▸ Exercise inputs:

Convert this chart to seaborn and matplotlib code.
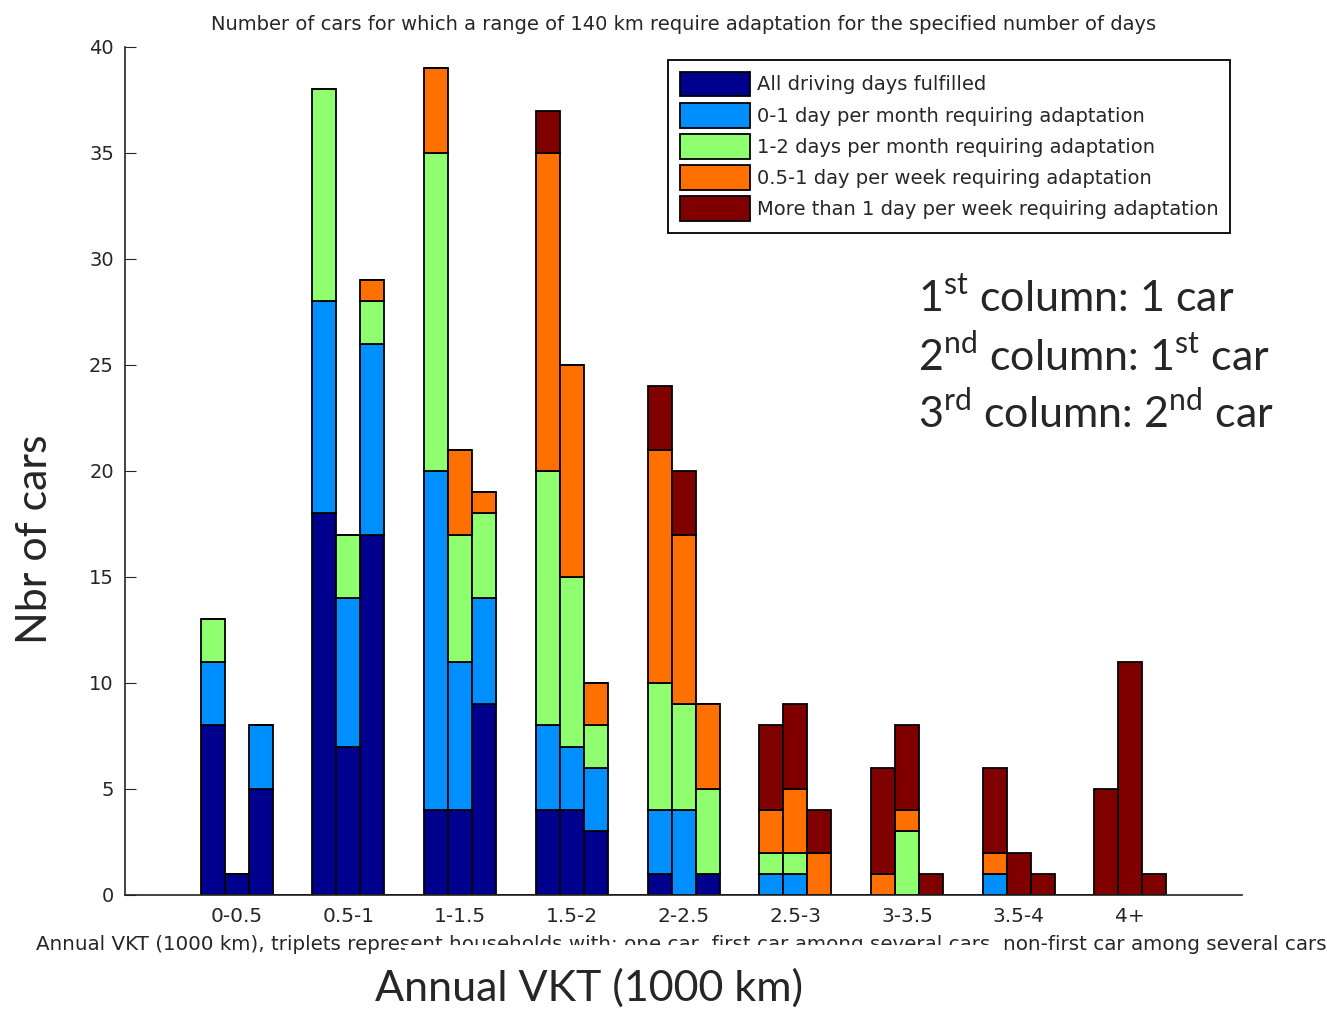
import numpy as np
import pandas as pd
import matplotlib
matplotlib.use("Agg")
import matplotlib.pyplot as plt
from matplotlib.patches import Patch, Rectangle
import seaborn as sns

groups = ["0-0.5", "0.5-1", "1-1.5", "1.5-2", "2-2.5", "2.5-3", "3-3.5", "3.5-4", "4+"]
layers = ["All driving days fulfilled",
          "0-1 day per month requiring adaptation",
          "1-2 days per month requiring adaptation",
          "0.5-1 day per week requiring adaptation",
          "More than 1 day per week requiring adaptation"]
colors = ["#00008f", "#008fff", "#8fff70", "#ff7000", "#800000"]

# one row per VKT group: [one car, first car, non-first car]
all_fulfilled = [[8, 1, 5], [18, 7, 17], [4, 4, 9], [4, 4, 3], [1, 0, 1],
                 [0, 0, 0], [0, 0, 0], [0, 0, 0], [0, 0, 0]]
month_0_1 = [[3, 0, 3], [10, 7, 9], [16, 7, 5], [4, 3, 3], [3, 4, 0],
             [1, 1, 0], [0, 0, 0], [1, 0, 0], [0, 0, 0]]
month_1_2 = [[2, 0, 0], [10, 3, 2], [15, 6, 4], [12, 8, 2], [6, 5, 4],
             [1, 1, 0], [0, 3, 0], [0, 0, 0], [0, 0, 0]]
week_05_1 = [[0, 0, 0], [0, 0, 1], [4, 4, 1], [15, 10, 2], [11, 8, 4],
             [2, 3, 2], [1, 1, 0], [1, 0, 0], [0, 0, 0]]
week_more = [[0, 0, 0], [0, 0, 0], [0, 0, 0], [2, 0, 0], [3, 3, 0],
             [4, 4, 2], [5, 4, 1], [4, 2, 1], [5, 11, 1]]

series = [all_fulfilled, month_0_1, month_1_2, week_05_1, week_more]

# long table: one row per bar segment
w = 0.215
offsets = [-w, 0, w]
rows = []
for name, vals in zip(layers, series):
    for g, triple in enumerate(vals):
        for k, v in enumerate(triple):
            rows.append({"pos": g + 1 + offsets[k], "layer": name, "count": v})
df = pd.DataFrame(rows)

edges = []
for g in range(1, len(groups) + 1):
    edges += [g - 1.5 * w, g - 0.5 * w, g + 0.5 * w, g + 1.5 * w]

sns.set_style("ticks")
plt.rcParams["font.family"] = ["DejaVu Sans"]
plt.rcParams["mathtext.fontset"] = "custom"
plt.rcParams["mathtext.rm"] = "Lato"

fig = plt.figure(figsize=(13.27, 10.10), dpi=100)
ax = fig.add_axes([0.0942, 0.1139, 0.8418, 0.8396])

sns.histplot(data=df, x="pos", weights="count", hue="layer",
             hue_order=layers[::-1], palette=dict(zip(layers, colors)),
             multiple="stack", bins=edges, edgecolor="black", linewidth=1.3,
             alpha=1, legend=False, ax=ax)

ax.set_xlim(0, 10)
ax.set_ylim(0, 40)
ax.set_yticks(range(0, 41, 5))
ax.set_xticks(range(1, len(groups) + 1))
ax.set_xticklabels(groups)
ax.tick_params(axis="y", direction="in", length=8, labelsize=14, pad=8)
ax.tick_params(axis="x", length=0, labelsize=14.5, pad=9)
ax.set_xlabel("")
ax.set_ylabel("")
sns.despine(ax=ax)
for s in ["left", "bottom"]:
    ax.spines[s].set_color("#222222")
    ax.spines[s].set_linewidth(1.2)

ax.set_title("Number of cars for which a range of 140 km require adaptation for the specified number of days",
             fontsize=14, pad=12)

handles = [Patch(facecolor=c, edgecolor="black", linewidth=1.3) for c in colors]
leg = ax.legend(handles, layers, loc="upper right",
                bbox_to_anchor=(1230 / 1327, 1 - 60 / 1010), bbox_transform=fig.transFigure,
                borderaxespad=0, fontsize=14, handlelength=3.6, handleheight=1.58,
                handletextpad=0.36, labelspacing=0.33, borderpad=0.6,
                fancybox=False, framealpha=1)
leg.get_frame().set_edgecolor("black")
leg.get_frame().set_linewidth(1.3)

for i, txt in enumerate([r"1$^{\rm st}$ column: 1 car",
                         r"2$^{\rm nd}$ column: 1$^{\rm st}$ car",
                         r"3$^{\rm rd}$ column: 2$^{\rm nd}$ car"]):
    fig.text(918 / 1327, 1 - (297 + 58 * i) / 1010, txt, family="Lato",
             fontsize=31, va="center", ha="left")

fig.text(681 / 1327, 1 - 945 / 1010,
         "Annual VKT (1000 km), triplets represent households with: one car, "
         "first car among several cars, non-first car among several cars",
         fontsize=14.3, ha="center", va="center")
fig.add_artist(Rectangle((405 / 1327, 0), 595 / 1327, 65 / 1010,
                         transform=fig.transFigure, facecolor="white",
                         edgecolor="none", zorder=5))
fig.text(589 / 1327, 1 - 988 / 1010, "Annual VKT (1000 km)", family="Lato",
         fontsize=31, ha="center", va="center", zorder=6)
fig.text(35 / 1327, 1 - 539 / 1010, "Nbr of cars", family="Lato",
         fontsize=31, ha="center", va="center", rotation=90)

fig.savefig("out.png", dpi=100)
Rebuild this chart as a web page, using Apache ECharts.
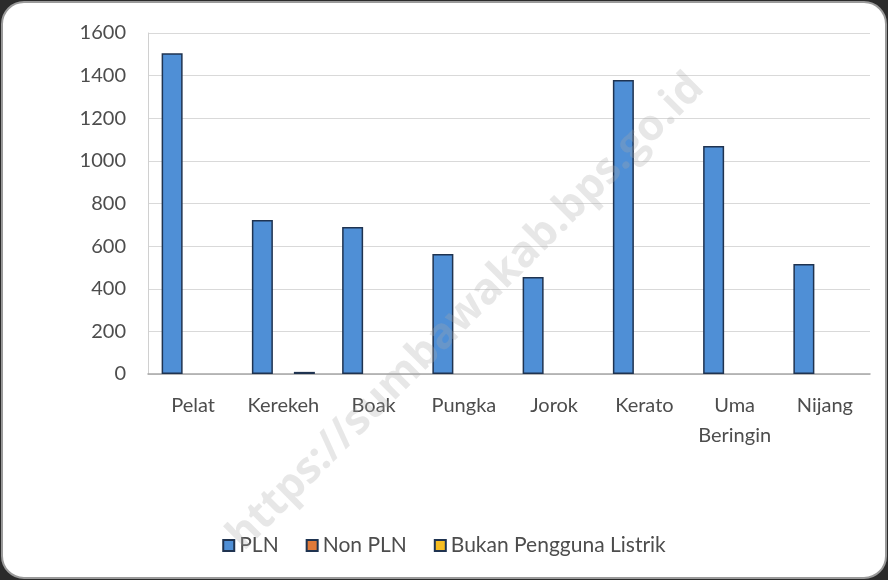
<!DOCTYPE html>
<html>
<head>
<meta charset="utf-8">
<script src="https://cdn.jsdelivr.net/npm/echarts@6/dist/echarts.min.js"></script>
<style>
  html, body { margin: 0; padding: 0; background: #2b2b2b; }
  #chart { width: 888px; height: 580px; }
</style>
</head>
<body>
<div id="chart"></div>
<script>
// desa / kelurahan
const categories = ['Pelat', 'Kerekeh', 'Boak', 'Pungka', 'Jorok', 'Kerato', 'Uma\nBeringin', 'Nijang'];
const pln = [1505, 723, 690, 563, 455, 1380, 1070, 516];
const nonPln = [0, 0, 0, 0, 0, 0, 0, 0];
const bukanPengguna = [0, 10, 0, 0, 0, 0, 0, 0];
const yTicks = { min: 0, max: 1600, interval: 200 };

const chart = echarts.init(document.getElementById('chart'));
const textColor = '#4d4d4d';
const font = 'Lato, "Open Sans", sans-serif';

// zero values are not drawn in the original, so hide them
const barSeries = (name, data, color) => ({
  name: name,
  type: 'bar',
  data: data.map(v => (v === 0 ? null : v)),
  barWidth: 21,
  barGap: '0%',
  itemStyle: { color: color, borderColor: '#1f3350', borderWidth: 1.5 },
});

chart.setOption({
  backgroundColor: 'transparent',
  animation: false,
  textStyle: { fontFamily: font },
  graphic: [
    {
      type: 'rect',
      z: -10,
      shape: { x: 2, y: 2, width: 884, height: 576, r: 22 },
      style: { fill: '#fff', stroke: '#9a9a9a', lineWidth: 2 },
    },
    {
      type: 'text',
      z: 100,
      x: 466,
      y: 312,
      rotation: Math.PI / 4,
      style: {
        text: 'https://sumbawakab.bps.go.id',
        fill: 'rgba(170,170,170,0.28)',
        font: 'bold 43px "Open Sans", sans-serif',
        align: 'center',
        verticalAlign: 'middle',
      },
    },
  ],
  grid: { left: 148, right: 18, top: 33, bottom: 206 },
  legend: {
    bottom: 19,
    left: 'center',
    itemWidth: 11,
    itemHeight: 11,
    itemGap: 27,
    icon: 'rect',
    textStyle: { color: textColor, fontSize: 21, fontFamily: font },
    data: ['PLN', 'Non PLN', 'Bukan Pengguna Listrik'],
  },
  xAxis: {
    type: 'category',
    data: categories,
    axisLine: { lineStyle: { color: '#a6a6a6', width: 1.5 } },
    axisTick: { show: false },
    axisLabel: { color: textColor, fontSize: 20, margin: 17, lineHeight: 30, interval: 0 },
  },
  yAxis: {
    type: 'value',
    min: yTicks.min,
    max: yTicks.max,
    interval: yTicks.interval,
    axisLine: { show: true, lineStyle: { color: '#d0d0d0' } },
    axisTick: { show: false },
    axisLabel: { color: textColor, fontSize: 20, margin: 22, formatter: v => String(v) },
    splitLine: { lineStyle: { color: '#d9d9d9', width: 1.2 } },
  },
  series: [
    barSeries('PLN', pln, '#4f8fd6'),
    barSeries('Non PLN', nonPln, '#e07a3a'),
    barSeries('Bukan Pengguna Listrik', bukanPengguna, '#f6bd22'),
  ],
});
</script>
</body>
</html>
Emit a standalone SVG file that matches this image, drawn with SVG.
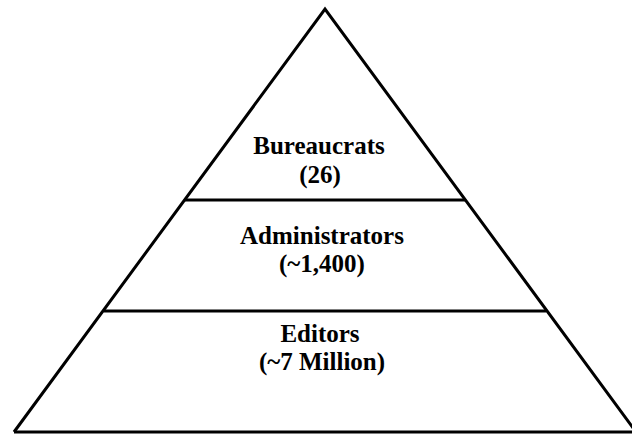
<svg xmlns="http://www.w3.org/2000/svg" width="632" height="434" viewBox="0 0 632 434">
  <style>
    .edge { stroke: #000; stroke-width: 3; fill: none; stroke-linecap: butt; }
    .label { font-family: "Liberation Serif", "Times New Roman", serif; font-weight: bold; font-size: 25px; fill: #000; text-anchor: middle; }
  </style>
  <rect width="632" height="434" fill="#fff"/>
  <g id="connectors">
    <!-- outer triangle -->
    <polyline class="edge" points="14,432 325,9 636,432"/>
    <line class="edge" x1="14" y1="432" x2="632" y2="432"/>
    <!-- tier dividers -->
    <line class="edge" x1="185" y1="200" x2="465" y2="200"/>
    <line class="edge" x1="104" y1="311" x2="546" y2="311"/>
  </g>
  <g id="bureaucrats">
    <text class="label" x="319" y="154">Bureaucrats</text>
    <text class="label" x="320" y="183">(26)</text>
  </g>
  <g id="administrators">
    <text class="label" x="322" y="244">Administrators</text>
    <text class="label" x="322" y="272">(~1,400)</text>
  </g>
  <g id="editors">
    <text class="label" x="320" y="342">Editors</text>
    <text class="label" x="322" y="370">(~7 Million)</text>
  </g>
</svg>
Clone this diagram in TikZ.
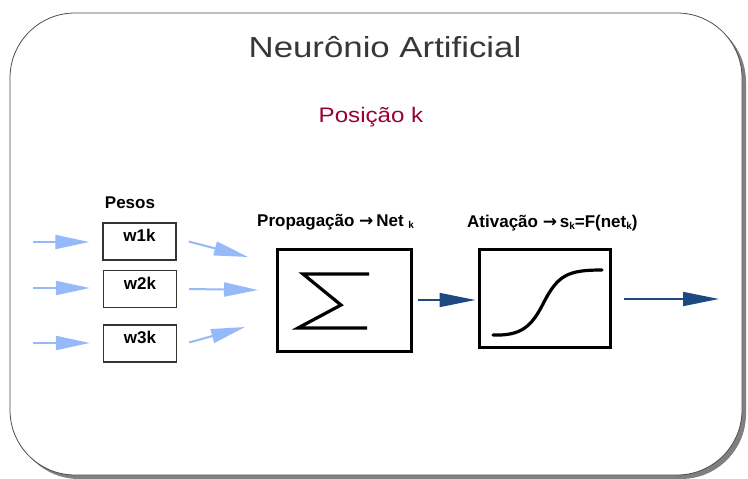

▸ Task requirements:
Copy all lines from the material that hold "matplotlib".

▸ Right answer:
Convert this chart to seaborn and matplotlib code.
import matplotlib
matplotlib.use("Agg")
import matplotlib.pyplot as plt
from matplotlib.patches import Patch, Rectangle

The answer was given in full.